Fish Friendships Are Based on Food Preferences, Study Finds
When it comes to choosing their friends, fish are most likely to bond over favorite foods. According to a recent study published in the journal Behavioral Ecology and Sociobiology, some types of fish bond when they eat the same thing for dinner, choosing to shoal with other fish who consume the same foods they do—regardless of species.
Scientists at the School of Life Sciences at the University of Lincolnshire studied the shoaling behavior of three-spined sticklebacks and nine-spined sticklebacks. They found that when they fed the fish different types of food, those fish who consumed the same foods tended to associate with each other, whether or not they were the same species. When they fed the sticklebacks the same food, meanwhile, the fish had no particular preference for their own species.

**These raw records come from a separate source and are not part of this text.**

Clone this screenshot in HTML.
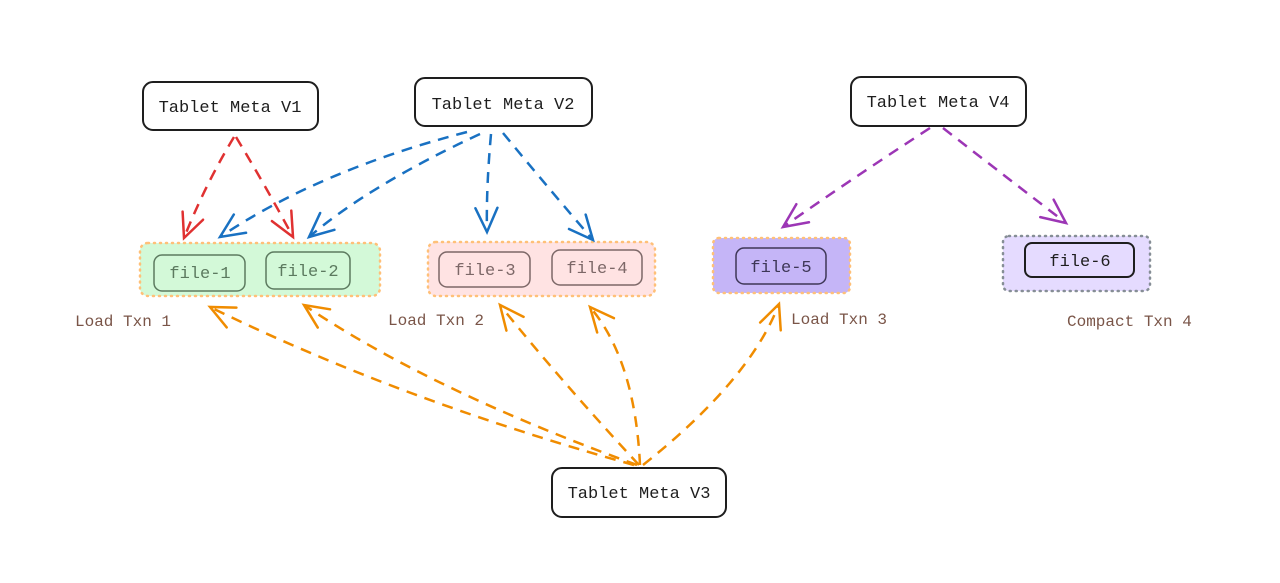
<!DOCTYPE html>
<html><head><meta charset="utf-8"><style>
html,body{margin:0;padding:0;background:#fff;}
svg{display:block;}
text{font-family:"Liberation Mono","DejaVu Sans Mono",monospace;}
</style></head><body>
<svg width="1280" height="583" viewBox="0 0 1280 583" xmlns="http://www.w3.org/2000/svg">
<defs>
<marker id="mr" markerUnits="userSpaceOnUse" markerWidth="40" markerHeight="40" refX="0" refY="0" viewBox="-30 -20 40 40" orient="auto"><path d="M-24 -11 L0 0 L-24 11" fill="none" stroke="#e03131" stroke-width="2.5" stroke-linecap="round"/></marker>
<marker id="mb" markerUnits="userSpaceOnUse" markerWidth="40" markerHeight="40" refX="0" refY="0" viewBox="-30 -20 40 40" orient="auto"><path d="M-24 -11 L0 0 L-24 11" fill="none" stroke="#1971c2" stroke-width="2.5" stroke-linecap="round"/></marker>
<marker id="mp" markerUnits="userSpaceOnUse" markerWidth="40" markerHeight="40" refX="0" refY="0" viewBox="-30 -20 40 40" orient="auto"><path d="M-24 -11 L0 0 L-24 11" fill="none" stroke="#9c36b5" stroke-width="2.5" stroke-linecap="round"/></marker>
<marker id="mo" markerUnits="userSpaceOnUse" markerWidth="40" markerHeight="40" refX="0" refY="0" viewBox="-30 -20 40 40" orient="auto"><path d="M-24 -11 L0 0 L-24 11" fill="none" stroke="#f08c00" stroke-width="2.5" stroke-linecap="round"/></marker>
</defs>

<!-- groups -->
<rect x="140" y="243" width="240" height="53" rx="8" fill="#d3f9d8" stroke="#ffc078" stroke-width="2.5" stroke-dasharray="1 5" stroke-linecap="round"/>
<rect x="428" y="242" width="227" height="54" rx="8" fill="#ffe3e3" stroke="#ffc078" stroke-width="2.5" stroke-dasharray="1 5" stroke-linecap="round"/>
<rect x="713" y="238" width="137" height="55" rx="6" fill="#c5b5f7" stroke="#ffc078" stroke-width="2.5" stroke-dasharray="1 5" stroke-linecap="round"/>
<rect x="1003" y="236" width="147" height="55" rx="6" fill="#e5dbff" stroke="#868e96" stroke-width="2.5" stroke-dasharray="1 5" stroke-linecap="round"/>

<!-- files -->
<g fill="none" stroke-width="1.5">
<rect x="154" y="255" width="91" height="36" rx="8" stroke="#5c7a5f"/>
<rect x="266" y="252" width="84" height="37" rx="8" stroke="#5c7a5f"/>
<rect x="439" y="252" width="91" height="35" rx="8" stroke="#7d6868"/>
<rect x="552" y="250" width="90" height="35" rx="8" stroke="#7d6868"/>
<rect x="736" y="248" width="90" height="36" rx="8" stroke="#3e3757"/>
<rect x="1025" y="243" width="109" height="34" rx="7" stroke="#1e1e1e" stroke-width="2" fill="#e5dbff"/>
</g>
<g font-size="17" text-anchor="middle">
<text x="200" y="278" fill="#5c7a5f">file-1</text>
<text x="308" y="276" fill="#5c7a5f">file-2</text>
<text x="485" y="275" fill="#7d6868">file-3</text>
<text x="597" y="273" fill="#7d6868">file-4</text>
<text x="781" y="272" fill="#3e3757">file-5</text>
<text x="1080" y="266" fill="#1e1e1e">file-6</text>
</g>

<!-- meta boxes -->
<g fill="#fff" stroke="#1e1e1e" stroke-width="2">
<rect x="143" y="82" width="175" height="48" rx="10"/>
<rect x="415" y="78" width="177" height="48" rx="10"/>
<rect x="851" y="77" width="175" height="49" rx="10"/>
<rect x="552" y="468" width="174" height="49" rx="10"/>
</g>
<g font-size="17" text-anchor="middle" fill="#1e1e1e">
<text x="230" y="112">Tablet Meta V1</text>
<text x="503" y="109">Tablet Meta V2</text>
<text x="938" y="107">Tablet Meta V4</text>
<text x="639" y="498">Tablet Meta V3</text>
</g>

<!-- labels -->
<g font-size="16" fill="#7a5548">
<text x="75" y="326">Load Txn 1</text>
<text x="388" y="325">Load Txn 2</text>
<text x="791" y="324">Load Txn 3</text>
<text x="1067" y="326">Compact Txn 4</text>
</g>

<!-- arrows -->
<g fill="none" stroke-width="2.5" stroke-dasharray="11 8">
<path d="M234 137 Q205 185 184 238" stroke="#e03131" marker-end="url(#mr)"/>
<path d="M236 137 Q265 185 293 237" stroke="#e03131" marker-end="url(#mr)"/>
<path d="M467 132 Q320 170 220 237" stroke="#1971c2" marker-end="url(#mb)"/>
<path d="M480 134 Q370 185 309 237" stroke="#1971c2" marker-end="url(#mb)"/>
<path d="M491 134 Q486 190 487 232" stroke="#1971c2" marker-end="url(#mb)"/>
<path d="M503 133 Q550 190 593 240" stroke="#1971c2" marker-end="url(#mb)"/>
<path d="M930 128 Q850 180 783 227" stroke="#9c36b5" marker-end="url(#mp)"/>
<path d="M943 128 Q1010 180 1066 223" stroke="#9c36b5" marker-end="url(#mp)"/>
<path d="M634 465 Q400 400 210 307" stroke="#f08c00" marker-end="url(#mo)"/>
<path d="M637 465 Q430 390 304 305" stroke="#f08c00" marker-end="url(#mo)"/>
<path d="M639 465 Q560 380 500 305" stroke="#f08c00" marker-end="url(#mo)"/>
<path d="M640 465 Q635 360 590 307" stroke="#f08c00" marker-end="url(#mo)"/>
<path d="M643 465 Q750 380 779 304" stroke="#f08c00" marker-end="url(#mo)"/>
</g>
</svg>
</body></html>
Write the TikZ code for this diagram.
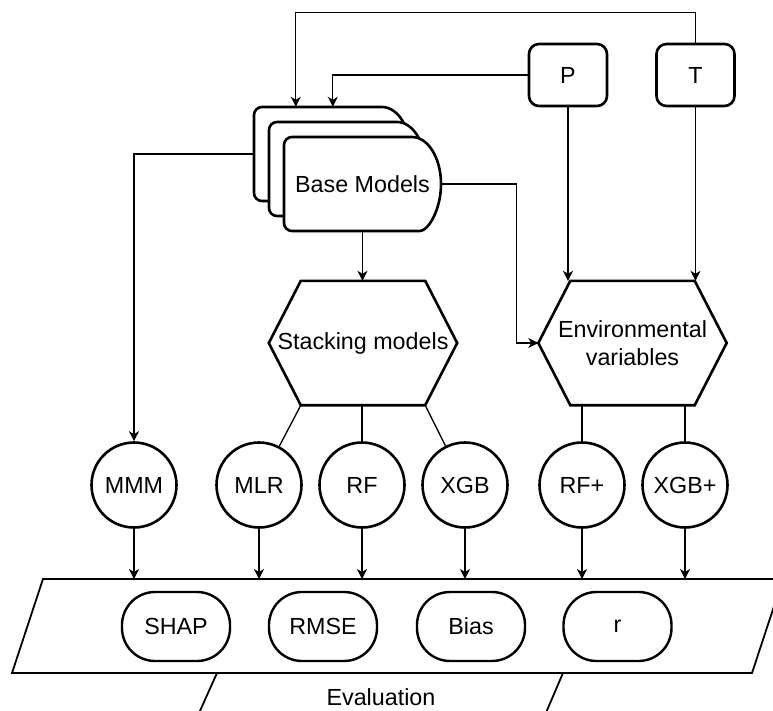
\documentclass[tikz,border=0pt]{standalone}
\usepackage{fontspec}
\setmainfont{Liberation Sans}
\usetikzlibrary{arrows.meta}

\begin{document}
\begin{tikzpicture}[
        x=1pt, y=-1pt,
        font=\fontsize{23.3}{28}\selectfont,
        var/.style={rectangle, rounded corners=10pt, draw, line width=2.6pt, minimum width=78pt, minimum height=62pt},
        hexnode/.style={minimum width=188pt, minimum height=124pt, inner sep=0pt, align=center},
        hexline/.style={line width=2.6pt, line join=miter},
        baseshape/.style={line width=2.6pt, fill=white},
        anchorbox/.style={minimum width=157pt, minimum height=94pt, inner sep=0pt},
        model/.style={circle, draw, line width=2.6pt, minimum size=85pt, inner sep=0pt},
        metric/.style={rectangle, rounded corners=33pt, draw, line width=2.4pt, minimum width=108pt, minimum height=69pt},
        evalline/.style={line width=1.8pt, line join=miter},
        link/.style={line width=1.3pt},
        arrow/.style={link, -{Stealth[length=10pt, width=10pt, inset=3pt]}}
    ]

    \useasboundingbox (0,0) rectangle (773,711);
    \clip (0,0) rectangle (773,711);

    % stacked base model shapes
    \foreach \d in {0,15,30}
        \filldraw[baseshape, shift={(\d,\d)}] (382,107) [rounded corners=8pt] -- (254,107) -- (254,201) -- (382,201)
            [sharp corners] .. controls (398,201) and (411,180) .. (411,154)
            .. controls (411,128) and (398,107) .. (382,107) -- cycle;
    \node[anchorbox] (bback) at (332.5,154) {};
    \node[anchorbox] (base) at (362.5,184) {Base Models};

    \node[var] (P) at (568,75) {P};
    \node[var] (T) at (695.5,75) {T};

    \node[hexnode] (stack) at (363,343) {Stacking models};
    \node[hexnode] (env) at (632.5,343) {Environmental\\variables};
    \foreach \h in {stack, env}
        \draw[hexline] ([xshift=32pt]\h.north west) -- ([xshift=-32pt]\h.north east) -- (\h.east)
            -- ([xshift=-32pt]\h.south east) -- ([xshift=32pt]\h.south west) -- (\h.west) -- cycle;

    \node[model] (mmm) at (134,485) {MMM};
    \node[model] (mlr) at (259,485) {MLR};
    \node[model] (rf) at (362,485) {RF};
    \node[model] (xgb) at (465,485) {XGB};
    \node[model] (rfp) at (582,485) {RF+};
    \node[model] (xgbp) at (685,485) {XGB+};

    % evaluation band
    \draw[evalline] (43,579) -- (783,579) -- (752,673) -- (12,673) -- cycle;
    \draw[evalline] (217,673) -- (195,722);
    \draw[evalline] (563,673) -- (542,722);
    \coordinate (evtop) at (0,579);
    \node[metric] (shap) at (176,626.5) {SHAP};
    \node[metric] (rmse) at (323,626.5) {RMSE};
    \node[metric] (bias) at (471,626.5) {Bias};
    \node[metric] (corr) at (617.5,626.5) {r};
    \node (evaltext) at (381,697) {Evaluation};

    % connectors
    \draw[arrow] (T.north) -- ++(0,-30) -| ([xshift=42pt]bback.north west);
    \draw[arrow] (P.west) -| ([xshift=79pt]bback.north west);
    \draw[arrow] (P.south) -- (P.south |- env.north);
    \draw[arrow] (T.south) -- (T.south |- env.north);
    \draw[arrow] (bback.west) -| (mmm.north);
    \draw[arrow] (base.south) -- (base.south |- stack.north);
    \draw[arrow] (base.east) -- ++(75,0) |- (env.west);

    \draw[link] ([xshift=32pt]stack.south west) -- (mlr);
    \draw[link] (rf.north |- stack.south) -- (rf);
    \draw[link] ([xshift=-32pt]stack.south east) -- (xgb);
    \draw[link] (rfp.north |- env.south) -- (rfp);
    \draw[link] (xgbp.north |- env.south) -- (xgbp);

    \foreach \m in {mmm, mlr, rf, xgb, rfp, xgbp}
        \draw[arrow] (\m.south) -- (\m.south |- evtop);

\end{tikzpicture}
\end{document}
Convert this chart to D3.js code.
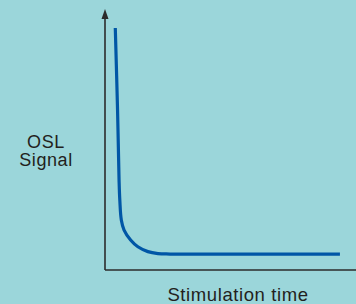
<!DOCTYPE html>
<html lang="en">
<head>
<meta charset="utf-8">
<title>OSL decay</title>
<script src="https://cdn.jsdelivr.net/npm/d3@7"></script>
<style>
  body { margin: 0; background: #9bd6da; }
  svg text { font-family: "Liberation Sans", Arial, sans-serif; fill: #231f20; letter-spacing: 0.6px; }
</style>
</head>
<body>
<script>
// stimulation time (arbitrary units) and OSL signal (arbitrary units)
var time   = [4.1, 5.0, 5.6, 5.9, 6.5, 7.6, 10.2, 13.1, 17.1, 21.1, 25.9, 93.6];
var signal = [100, 66.1, 37.2, 28.9, 20.7, 16.5, 12.4, 9.6, 7.6, 6.8, 6.6, 6.6];
var yLabel = ["OSL", "Signal"];
var xLabel = "Stimulation time";

var width = 356, height = 304;
var margin = {top: 28, right: 0, bottom: 34, left: 105};

var data = time.map(function(t, i) { return {x: t, y: signal[i]}; });

var svg = d3.select("body").append("svg")
  .attr("width", width)
  .attr("height", height);

var x = d3.scaleLinear().domain([0, 100]).range([margin.left, width - margin.right]);
var y = d3.scaleLinear().domain([0, 100]).range([height - margin.bottom, margin.top]);

// axes
var axisColor = "#2b2b2b";
svg.append("line")
  .attr("x1", x(0)).attr("x2", x(100))
  .attr("y1", y(0)).attr("y2", y(0))
  .attr("stroke", axisColor).attr("stroke-width", 1.6);
svg.append("line")
  .attr("x1", x(0)).attr("x2", x(0))
  .attr("y1", y(0)).attr("y2", 16)
  .attr("stroke", axisColor).attr("stroke-width", 1.6);
svg.append("path")
  .attr("d", "M" + x(0) + ",9 L" + (x(0) + 3.5) + ",19 L" + (x(0) - 3.5) + ",19 Z")
  .attr("fill", axisColor);

// decay curve
var line = d3.line()
  .x(function(d) { return x(d.x); })
  .y(function(d) { return y(d.y); })
  .curve(d3.curveCatmullRom.alpha(0.5));

svg.append("path")
  .datum(data)
  .attr("d", line)
  .attr("fill", "none")
  .attr("stroke", "#0056a6")
  .attr("stroke-width", 3.2);

// labels
svg.append("text")
  .attr("text-anchor", "middle")
  .attr("font-size", 18)
  .selectAll("tspan").data(yLabel).enter().append("tspan")
  .attr("x", 46)
  .attr("y", function(d, i) { return 148 + i * 18; })
  .text(function(d) { return d; });

svg.append("text")
  .attr("x", 238).attr("y", 301)
  .attr("text-anchor", "middle")
  .attr("font-size", 18.5)
  .text(xLabel);
</script>
</body>
</html>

“This behavior is most likely mediated by the general familiarity of diet-derived chemical cues, as the fish were previously housed in different tanks and were unfamiliar to one another,” researcher Tanja Kleinhappel explains. “We don’t believe that the observed shoaling behavior of the fish is controlled by visual or other non-dietary cues that are specific to a particular species, and the results therefore suggest the general familiarity of shared chemical cues could be a way by which to induce shoaling behavior between fish of the same and different species.”
Researchers believe their findings illustrate the importance of chemical cues in animal socialization. Though subsequent studies are needed to determine exactly why fish associate with those who eat the same foods, researchers believe the phenomenon may serve a protective purpose.
“Associating with fish that smell the same might be all about food and protection,” Kleinhappel explains. “By associating with others that share the same preference for particular types of food, a fish ensures that it has enough to eat. Being surrounded by similar-smelling fish also protects an individual against predators that use certain chemical search patterns to detect prey.”